Data excerpt —
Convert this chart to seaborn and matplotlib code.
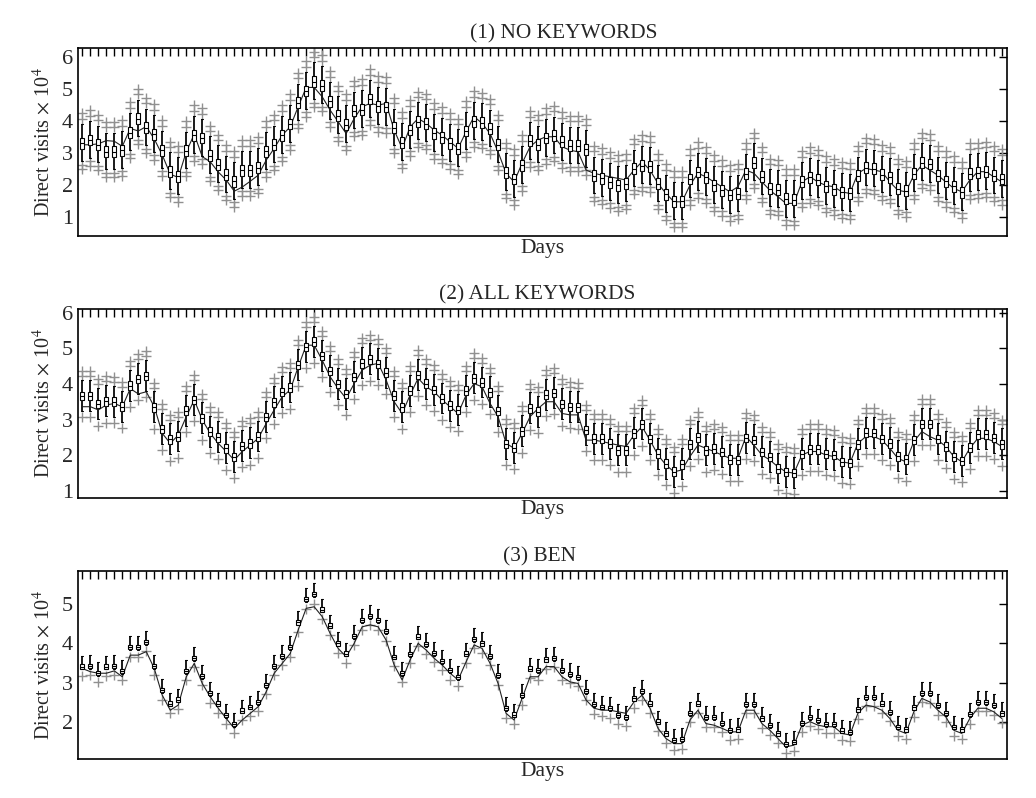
import matplotlib
matplotlib.use("Agg")
import matplotlib.pyplot as plt
import numpy as np
import pandas as pd
import seaborn as sns

sns.set_theme(style="white")
plt.rcParams["font.family"] = ["Liberation Serif", "DejaVu Serif"]
plt.rcParams["mathtext.fontset"] = "stix"

days = list(range(116))

# (1) NO KEYWORDS: box medians and the observed series
med_none = [
    3.31, 3.42, 3.27, 3.05, 3.05, 3.10, 3.65, 4.08, 3.80, 3.60, 3.10, 2.43, 2.29, 3.08, 3.57, 3.48, 2.93, 2.65,
    2.33, 2.13, 2.48, 2.48, 2.56, 3.07, 3.27, 3.56, 3.92, 4.58, 4.95, 5.24, 5.12, 4.63, 4.18, 3.90, 4.33,
    4.37, 4.70, 4.47, 4.45, 3.80, 3.34, 3.73, 3.99, 3.93, 3.63, 3.50, 3.32, 3.15, 3.70, 4.01, 3.96, 3.77, 3.27,
    2.40, 2.20, 2.63, 3.39, 3.27, 3.48, 3.55, 3.36, 3.24, 3.24, 3.13, 2.30, 2.22, 2.10, 2.00, 2.05, 2.52, 2.62,
    2.60, 2.05, 1.72, 1.50, 1.50, 2.20, 2.42,
    2.25, 2.00, 1.85, 1.70, 1.74, 2.37, 2.71, 2.27, 1.90, 1.87, 1.58, 1.56, 2.12, 2.25, 2.18, 1.97, 1.88, 1.78,
    1.75, 2.30, 2.55, 2.52, 2.33, 2.25, 1.90, 1.83, 2.37, 2.71, 2.67, 2.30, 2.13, 1.97, 1.79, 2.37, 2.40, 2.43,
    2.30, 2.20,
]
obs_none = [
    3.27, 3.27, 3.30, 3.40, 3.38, 3.22, 3.78, 3.70, 3.84, 3.45, 2.95, 2.35, 2.25, 3.05, 3.60, 2.90, 2.74, 2.42,
    2.17, 1.82, 1.95, 2.13, 2.32, 2.79, 3.16, 3.57, 3.83, 4.46, 5.06, 5.06, 4.77, 4.35, 3.99, 3.62, 4.09,
    4.46, 4.56, 4.51, 4.56, 3.73, 3.16, 3.83, 4.09, 3.94, 3.73, 3.57, 3.36, 3.16, 3.68, 4.15, 3.94, 3.62, 3.05,
    2.38, 2.11, 2.69, 3.21, 3.42, 3.52, 3.52, 3.21, 3.10, 3.05, 2.48, 2.38, 2.32, 2.27, 2.22, 2.17, 2.48, 2.74,
    2.48, 2.06, 1.75, 1.49, 1.49, 2.01, 2.38,
    2.27, 2.11, 1.96, 1.80, 1.96, 2.48, 2.38, 2.11, 1.85, 1.65, 1.44, 1.44, 2.11, 2.27, 2.11, 2.00, 1.96, 1.80,
    1.75, 2.38, 2.53, 2.48, 2.43, 2.11, 1.85, 1.80, 2.32, 2.64, 2.48, 2.32, 2.11, 1.91, 1.80, 2.17, 2.43, 2.43,
    2.27, 2.11,
]

# (2) ALL KEYWORDS
med_all = [
    3.66, 3.66, 3.43, 3.51, 3.50, 3.36, 3.95, 4.14, 4.23, 3.34, 2.73, 2.44, 2.52, 3.25, 3.55, 3.03, 2.66, 2.50,
    2.19, 1.95, 2.26, 2.33, 2.52, 3.07, 3.48, 3.78, 3.90, 4.53, 5.04, 5.19, 4.79, 4.37, 4.00, 3.72, 4.19,
    4.58, 4.69, 4.56, 4.32, 3.67, 3.34, 3.81, 4.25, 4.01, 3.83, 3.59, 3.39, 3.27, 3.81, 4.16, 4.04, 3.76, 3.24,
    2.31, 2.21, 2.67, 3.31, 3.22, 3.70, 3.75, 3.43, 3.35, 3.34, 2.71, 2.46, 2.46, 2.32, 2.13, 2.13, 2.61, 2.86,
    2.45, 2.04, 1.76, 1.53, 1.74, 2.30, 2.50,
    2.13, 2.18, 2.08, 1.87, 1.86, 2.48, 2.42, 2.08, 1.95, 1.62, 1.52, 1.50, 2.03, 2.16, 2.16, 2.03, 2.00, 1.81,
    1.78, 2.30, 2.63, 2.62, 2.45, 2.33, 1.96, 1.88, 2.42, 2.88, 2.88, 2.45, 2.24, 1.94, 1.83, 2.21, 2.58, 2.58,
    2.48, 2.30,
]
obs_all = [
    3.36, 3.36, 3.27, 3.41, 3.45, 3.36, 3.87, 3.72, 3.78, 3.36, 2.61, 2.33, 2.56, 3.08, 3.55, 2.99, 2.61, 2.33,
    2.10, 1.86, 2.10, 2.28, 2.47, 2.89, 3.27, 3.64, 3.83, 4.48, 5.09, 5.09, 4.67, 4.20, 3.87, 3.59, 4.01,
    4.39, 4.53, 4.58, 4.11, 3.50, 3.17, 3.69, 4.16, 3.92, 3.78, 3.55, 3.36, 3.17, 3.69, 4.01, 3.92, 3.45, 3.08,
    2.33, 2.19, 2.61, 3.08, 3.31, 3.50, 3.50, 3.17, 3.13, 3.13, 2.42, 2.42, 2.38, 2.33, 2.28, 2.24, 2.56, 2.80,
    2.42, 2.00, 1.72, 1.53, 1.58, 1.96, 2.28,
    2.19, 2.10, 2.00, 1.91, 1.91, 2.52, 2.28, 2.00, 1.86, 1.67, 1.53, 1.49, 2.00, 2.10, 2.10, 2.00, 1.96, 1.81,
    1.77, 2.33, 2.52, 2.52, 2.42, 2.19, 1.91, 1.81, 2.38, 2.66, 2.52, 2.42, 2.24, 1.96, 1.81, 2.19, 2.47, 2.47,
    2.38, 2.24,
]

# (3) BEN
med_ben = [
    3.41, 3.43, 3.25, 3.41, 3.43, 3.30, 3.90, 3.90, 4.04, 3.43, 2.81, 2.47, 2.57, 3.30, 3.63, 3.17, 2.73, 2.47,
    2.18, 1.95, 2.29, 2.39, 2.51, 2.94, 3.43, 3.68, 3.90, 4.53, 5.12, 5.25, 4.86, 4.45, 4.00, 3.74, 4.19,
    4.59, 4.70, 4.59, 4.31, 3.66, 3.25, 3.73, 4.17, 3.98, 3.76, 3.55, 3.32, 3.15, 3.74, 4.11, 4.00, 3.68, 3.19,
    2.35, 2.19, 2.68, 3.36, 3.32, 3.59, 3.63, 3.32, 3.22, 3.15, 2.79, 2.45, 2.39, 2.35, 2.18, 2.13, 2.60, 2.79,
    2.47, 2.01, 1.71, 1.54, 1.56, 2.23, 2.47,
    2.12, 2.12, 1.98, 1.79, 1.81, 2.46, 2.46, 2.09, 1.92, 1.71, 1.44, 1.50, 1.98, 2.13, 2.05, 1.95, 1.95, 1.78,
    1.75, 2.32, 2.64, 2.64, 2.47, 2.26, 1.88, 1.81, 2.37, 2.74, 2.73, 2.43, 2.23, 1.88, 1.81, 2.20, 2.51, 2.51,
    2.43, 2.22,
]
obs_ben = [
    3.36, 3.28, 3.24, 3.24, 3.30, 3.15, 3.70, 3.70, 3.79, 3.36, 2.68, 2.30, 2.43, 3.15, 3.49, 2.98, 2.64, 2.35,
    2.09, 1.84, 2.05, 2.22, 2.39, 2.77, 3.24, 3.49, 3.74, 4.34, 4.89, 4.93, 4.68, 4.25, 3.87, 3.66, 4.00,
    4.42, 4.47, 4.42, 4.08, 3.45, 3.07, 3.58, 4.00, 3.83, 3.62, 3.45, 3.24, 3.07, 3.53, 3.96, 3.87, 3.49, 2.98,
    2.22, 2.05, 2.60, 3.15, 3.15, 3.41, 3.41, 3.15, 3.02, 2.98, 2.56, 2.35, 2.30, 2.30, 2.26, 2.22, 2.51, 2.68,
    2.35, 1.84, 1.58, 1.45, 1.45, 2.05, 2.30,
    1.96, 1.92, 1.84, 1.75, 1.75, 2.30, 2.30, 1.96, 1.79, 1.58, 1.37, 1.41, 1.92, 2.01, 1.92, 1.88, 1.88, 1.71,
    1.67, 2.22, 2.43, 2.39, 2.30, 2.09, 1.79, 1.71, 2.26, 2.60, 2.51, 2.30, 2.13, 1.79, 1.71, 2.09, 2.35, 2.35,
    2.26, 2.09,
]

# typical spread around the median (box half height, whisker ends, outlier levels)
titles = ["(1) NO KEYWORDS", "(2) ALL KEYWORDS", "(3) BEN"]
title_x = [0.523, 0.494, 0.497]
box_half = [0.17, 0.12, 0.055]
whisker_ends = [(-0.55, 0.60), (-0.42, 0.45), (-0.07, 0.28)]
outlier_offsets = [[-0.80, -0.66, 0.76, 0.94], [-0.60, 0.56, 0.70], [-0.24]]
y_limits = [(0.43, 6.3), (0.8, 6.1), (1.06, 5.84)]
y_ticks = [[1, 2, 3, 4, 5, 6], [1, 2, 3, 4, 5, 6], [2, 3, 4, 5]]

fig = plt.figure(figsize=(10.36, 7.98), dpi=100)
rects = [
    [0.0756, 0.7046, 0.896, 0.2356],
    [0.0756, 0.3763, 0.896, 0.2361],
    [0.0756, 0.0489, 0.896, 0.2356],
]


def draw_panel(ax, i, med, obs):
    rows = []
    for d, m in zip(days, med):
        lo, hi = whisker_ends[i]
        for v in (m + lo, m - box_half[i], m, m + box_half[i], m + hi):
            rows.append((d, v))
    box_df = pd.DataFrame(rows, columns=["day", "visits"])

    out_rows = []
    for d, m in zip(days, med):
        for off in outlier_offsets[i]:
            out_rows.append((d, m + off))
    out_df = pd.DataFrame(out_rows, columns=["day", "visits"])

    sns.scatterplot(
        out_df, x="day", y="visits", marker="+", color="#909090",
        s=55, linewidth=1.0, ax=ax, zorder=1, legend=False,
    )
    sns.lineplot(x=days, y=obs, color="#222222", linewidth=0.8, ax=ax, zorder=2)
    sns.boxplot(
        box_df, x="day", y="visits", whis=(0, 100), width=0.5,
        color="white", linecolor="black", linewidth=0.8, showfliers=False,
        whiskerprops=dict(color="#1a1a1a", linewidth=1.4),
        ax=ax, zorder=3,
    )

    ax.set_xlim(-0.5, len(days) - 0.4)
    ax.set_ylim(*y_limits[i])
    ax.set_yticks(y_ticks[i])
    ax.set_yticklabels([str(t) for t in y_ticks[i]])
    ax.set_xticks(days)
    ax.tick_params(axis="both", direction="in", top=True, right=True,
                   length=6, width=1, color="black", labelsize=16, pad=4)
    ax.tick_params(axis="x", labelbottom=False)
    for sp in ax.spines.values():
        sp.set_color("black")
        sp.set_linewidth(1.2)
    ax.set_title(titles[i], fontsize=15.4, pad=7, x=title_x[i])
    ax.set_xlabel("Days", fontsize=15.5, labelpad=2)
    ax.set_ylabel(r"Direct visits $\times$ 10$^4$", fontsize=14.5, labelpad=5)


for i, (med, obs) in enumerate([(med_none, obs_none), (med_all, obs_all), (med_ben, obs_ben)]):
    ax = fig.add_axes(rects[i])
    draw_panel(ax, i, med, obs)

fig.savefig("out.png", dpi=100)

Exercise aim — Restate the data word for word from its first line through the line with "days = list(range(116))", leaving out any picture along the way.

Result below —
Convert this chart to seaborn and matplotlib code.
import matplotlib
matplotlib.use("Agg")
import matplotlib.pyplot as plt
import numpy as np
import pandas as pd
import seaborn as sns

sns.set_theme(style="white")
plt.rcParams["font.family"] = ["Liberation Serif", "DejaVu Serif"]
plt.rcParams["mathtext.fontset"] = "stix"

days = list(range(116))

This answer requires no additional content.